3. Using ls and Grep Commands
In this method, we will search files from the current working directory without taking care of the case sensitivity of the file name with the help of the ls command in combination with the
“grep -i” command.
We can search for multiple files having the same extension in the current directory by executing this command:
$ ls | grep -i ".txt"
You can see the power of the
“-i” flag, how it wonderfully enables a case-insensitive file search, providing the correct result.
4. Using Locate Command
Last but not least, let’s discuss another amazing Linux utility called “locate” which looks for files and directories by utilizing the pre-built database of filenames and paths.

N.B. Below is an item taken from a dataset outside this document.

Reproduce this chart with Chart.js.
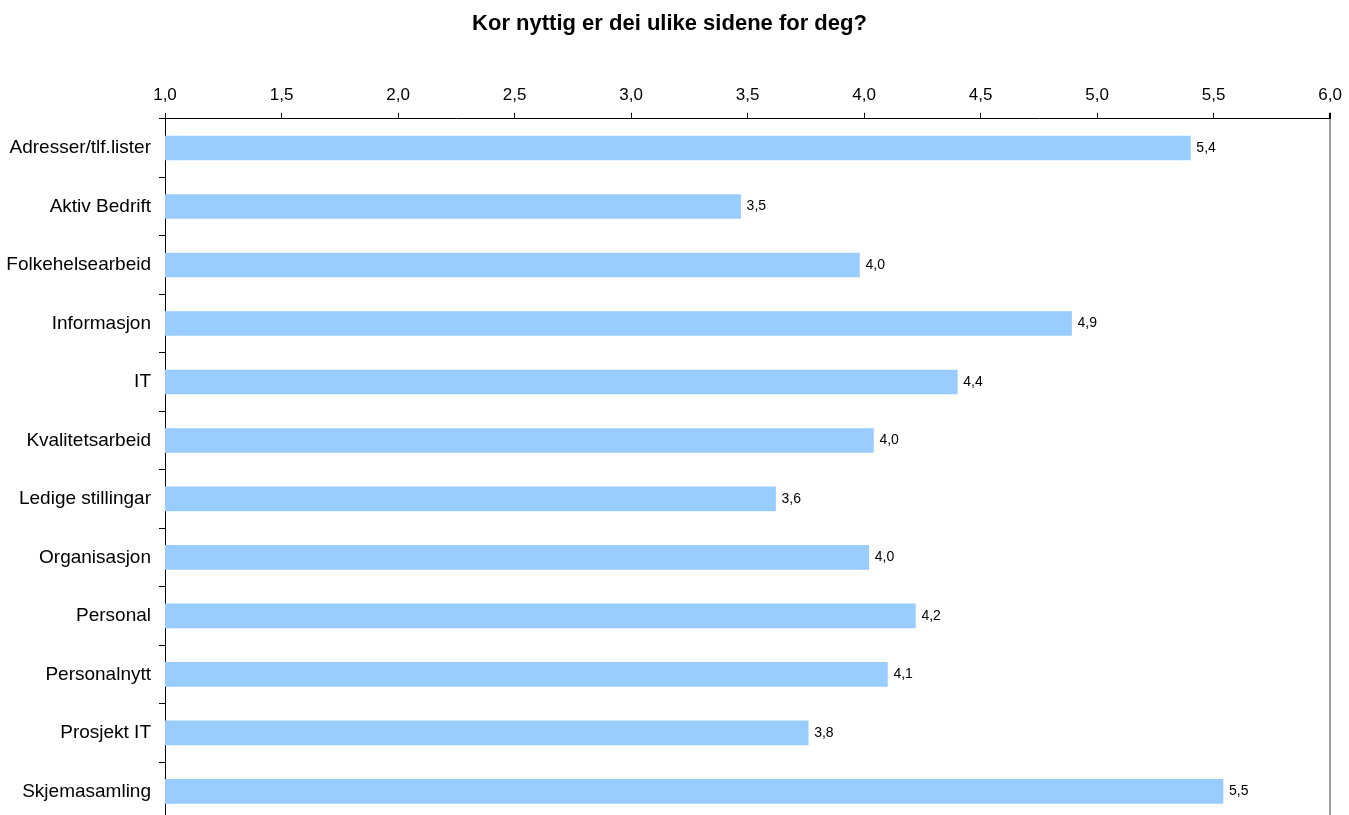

The locate command is installed in most Linux distributions by default, however, if it’s not installed, you can install it using your package manager as shown.
$ sudo apt install mlocate [On Debian, Ubuntu and Mint] $ sudo zypper install mlocate [On OpenSUSE] $ sudo yum install mlocate [On RHEL/CentOS/Fedora and Rocky/AlmaLinux] $ sudo apk add mlocate [On Alpine Linux] $ sudo pacman -S mlocate [On Arch Linux] $ sudo emerge -a sys-apps/mlocate [On Gentoo Linux]
Then, after installing locate utility, execute the “sudo updatedb” command to update the file database, which will be utilized by locate.
$ sudo updatedb
Lastly, let’s try to find a configuration file using the locate command.
$ locate -i ubuntumint.txt
That’s it for now! you can look for your desired file without getting hung up on letter case sensitivity. Happy file searching!
These methods provide you with different ways to search for files while ignoring case sensitivity on your Linux system. Choose the one that suits your preferences and needs best, and simplify your file search process.